Automatically add a “Follow on HN” link

2013-04-15 2 min read

    This past weekend I wrote a small jQuery plugin that automatically inserts a “Follow this discussion on Hacker News” link on a recently submitted web page. The motivation was to automate the current workflow that consists of first submitting a post to Hacker News, getting the URL of the comment thread, and then updating the original post to link to the thread. I also wanted to see if it could be done entirely in Javascript so that the code could be included on static HTML pages and not require a backend server.

    After some research, I settled on the following approach:

    1. Use Firebase to store a mapping of URL to the Hacker News thread id. I chose Firebase since it provides a way to read/write using Javascript.
    2. Use the HN Droid API to retrieve recently submitted HN posts for a given user via JSON.
    3. If any of the recently submitted posts match the provided url, store that thread id in Firebase and execute the user defined callback function.

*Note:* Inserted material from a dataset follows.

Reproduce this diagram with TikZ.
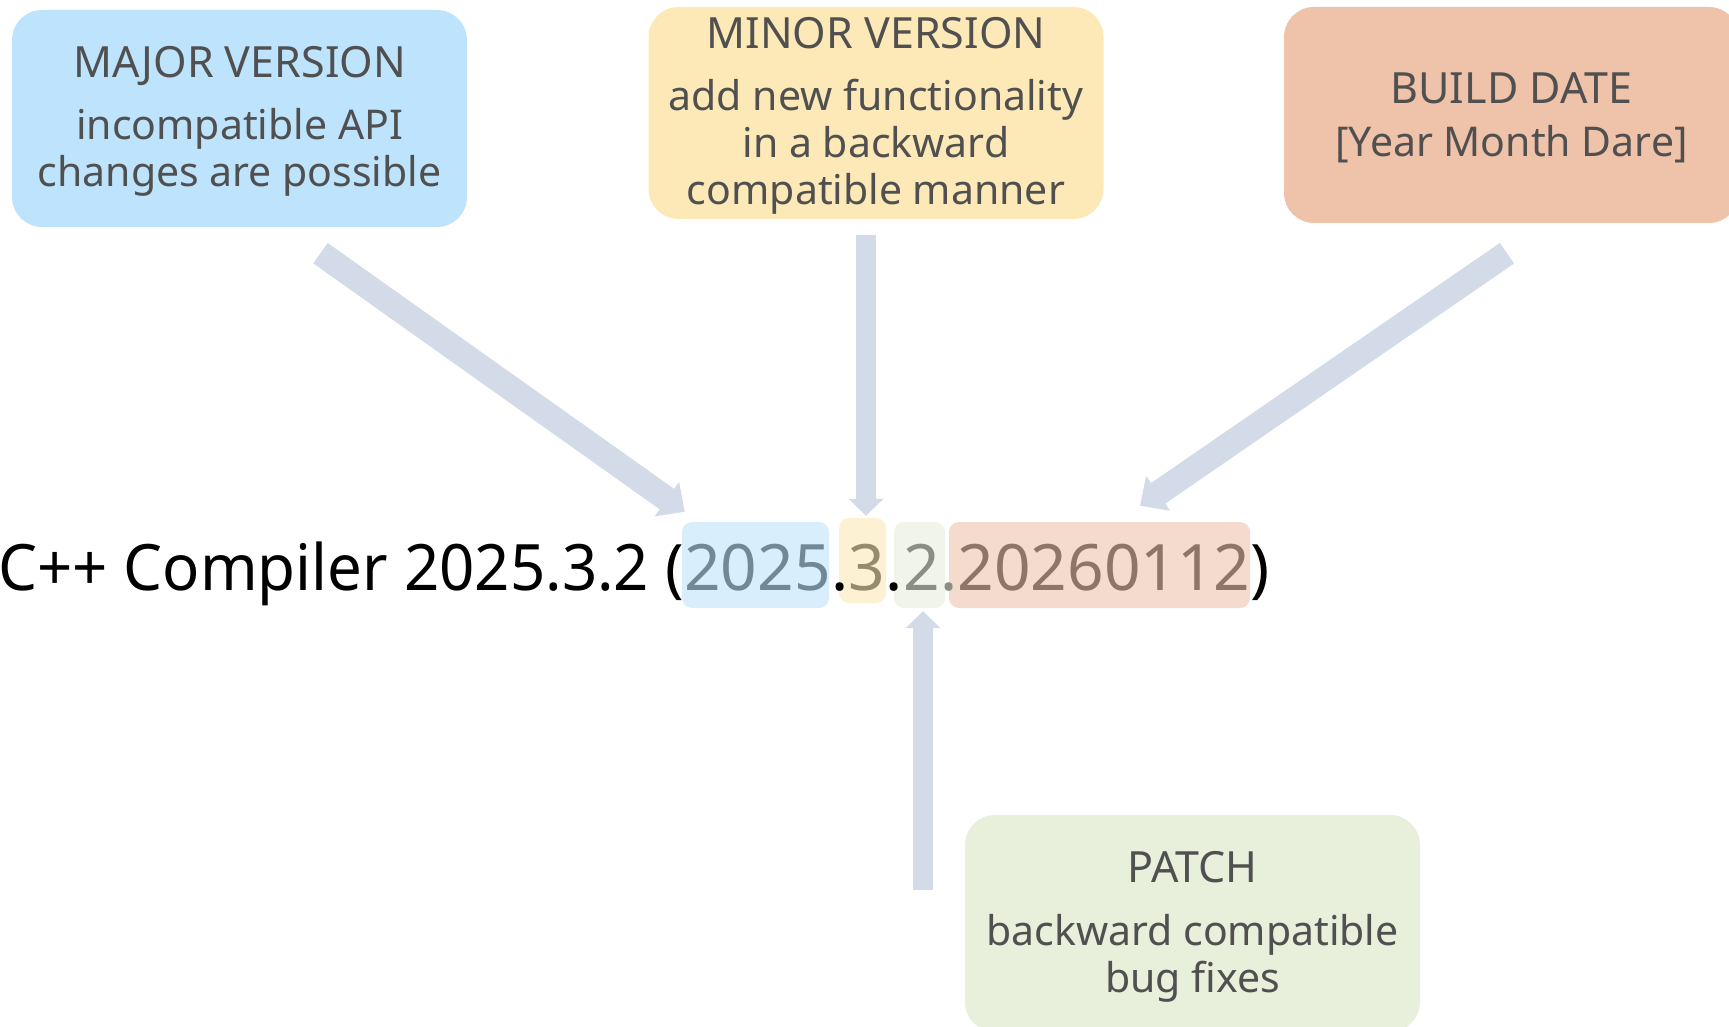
\documentclass[tikz,border=0pt]{standalone}
\usepackage{fontspec}
\setmainfont{Noto Sans}
\newfontfamily\condfont[FakeStretch=0.965]{Noto Sans}
\usetikzlibrary{arrows.meta,calc}
\definecolor{majc}{HTML}{BEE3FC}
\definecolor{minc}{HTML}{FCE9B7}
\definecolor{bldc}{HTML}{EFC2AA}
\definecolor{patc}{HTML}{E8EFDA}
\definecolor{hlmajc}{HTML}{D8EEFD}
\definecolor{hlminc}{HTML}{FDF1D3}
\definecolor{hlpatc}{HTML}{F1F5E9}
\definecolor{hlbldc}{HTML}{F5DBCD}
\definecolor{majt}{HTML}{728897}
\definecolor{mint}{HTML}{978B6D}
\definecolor{patt}{HTML}{8B8F83}
\definecolor{bldt}{HTML}{8F7567}
\definecolor{txtgray}{HTML}{505050}
\definecolor{arrowc}{HTML}{D3DAE8}
\newcommand{\ttl}[1]{{\fontsize{43}{47}\selectfont #1}}
\begin{document}
\begin{tikzpicture}[x=1pt,y=-1pt,
  infobox/.style={rounded corners=30pt, minimum width=455pt, inner sep=0pt},
  boxtext/.style={inner sep=0pt, align=center, font=\fontsize{41}{47}\selectfont, text=txtgray},
  hlbox/.style={rounded corners=10pt, inner sep=0pt},
  seg/.style={inner sep=0pt, anchor=base west, font=\fontsize{64}{70}\selectfont},
  bigarrow/.style={draw=arrowc, line width=25pt, -{Triangle[length=22pt,width=41pt]}},
  thinarrow/.style={draw=arrowc, line width=20pt, -{Triangle[length=17pt,width=34pt]}}]
\clip (0,0) rectangle (1729,1027);
\useasboundingbox (0,0) rectangle (1729,1027);

% info boxes
\node[infobox, fill=majc, minimum height=217pt] (major) at (239.5,118.5) {};
\node[infobox, fill=minc, minimum height=212pt] (minor) at (876,113) {};
\node[infobox, fill=bldc, minimum height=216pt] (build) at (1511.5,115) {};
\node[infobox, fill=patc, minimum height=217pt] (patch) at (1192.5,923.5) {};

\node[boxtext] (majortext) at ([yshift=-3pt]major.center)
  {\ttl{MAJOR VERSION}\\[15pt]incompatible API\\changes are possible};
\node[boxtext] (minortext) at ([yshift=-3pt]minor.center)
  {\ttl{MINOR VERSION}\\[15pt]add new functionality\\in a backward\\compatible manner};
\node[boxtext] (buildtext) at ([yshift=-3pt]build.center)
  {\ttl{BUILD DATE}\\[6pt]{[Year Month Dare]}};
\node[boxtext] (patchtext) at ([yshift=-3pt]patch.center)
  {\ttl{PATCH}\\[16pt]backward compatible\\bug fixes};

% highlight boxes
\node[hlbox, fill=hlmajc, minimum width=147pt, minimum height=86pt] (hlmaj) at (755.5,565) {};
\node[hlbox, fill=hlminc, minimum width=47pt, minimum height=85pt] (hlmin) at (862.5,560.5) {};
\node[hlbox, fill=hlpatc, minimum width=51pt, minimum height=86pt] (hlpat) at (919.5,565) {};
\node[hlbox, fill=hlbldc, minimum width=301pt, minimum height=86pt] (hlbld) at (1099.5,565) {};

% version line
\node[seg, anchor=base east] (pre) at (684,590) {\condfont C++ Compiler 2025.3.2 (};
\node[seg, text=majt] (tmaj) at (pre.base east) {2025};
\node[seg] (dot1) at (tmaj.base east) {.};
\node[seg, text=mint] (tmin) at (dot1.base east) {3};
\node[seg] (dot2) at (tmin.base east) {.};
\node[seg, text=patt] (tpat) at (dot2.base east) {2};
\node[seg, text=patt] (dot3) at (tpat.base east) {.};
\node[seg, text=bldt] (tbld) at (dot3.base east) {20260112};
\node[seg] (closep) at (tbld.base east) {)};

% arrows
\draw[bigarrow] ([xshift=81pt,yshift=-26pt]major.south) -- ([xshift=3pt,yshift=10pt]hlmaj.north west);
\draw[thinarrow] ([xshift=-10pt,yshift=-16pt]minor.south) -- ([xshift=3.5pt,yshift=2pt]hlmin.north);
\draw[bigarrow] ([xshift=-4.5pt,yshift=-30pt]build.south) -- ([xshift=40.5pt,yshift=16pt]hlbld.north);
\draw[thinarrow] ([xshift=3.5pt,yshift=-282pt]hlpat.south) -- ([xshift=3.5pt,yshift=-3pt]hlpat.south);
\end{tikzpicture}
\end{document}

    It works as expected but has a few limitations:

    1. It relies on Firebase and doesn’t use authentication so someone can modify the database to point to another comment thread.
    2. It relies on a 3rd party Hacker News API so if that ever goes down it won’t be able to pull recently posted links to Hacker News.
    3. The HN API call only pulls the most recent submissions so the plugin will not be able to get the comment thread for older posts.
    4. Since Firebase prevents certain characters from being used in a key, I do some string replacement to clean the string which would allow someone to cause a string collision.
    5. The HN API isn’t real time and uses a cached version so it may take a bit of time for the link to get retrieved.
    6. The code hasn’t been thoroughly tested so may have some weird errors. It’s also my first “real” jQuery plugin so it may not follow best practices.

    In general, I’m a proponent of offloading as much work as possible to the client side and believe this will become the norm as the technology improves. We’re already using Disqus to handle comments and Firebase as a database and I expect more services to become available via client side Javascript. This will keep pages simple, reduce server costs, and outsource non-core components to specialized vendors.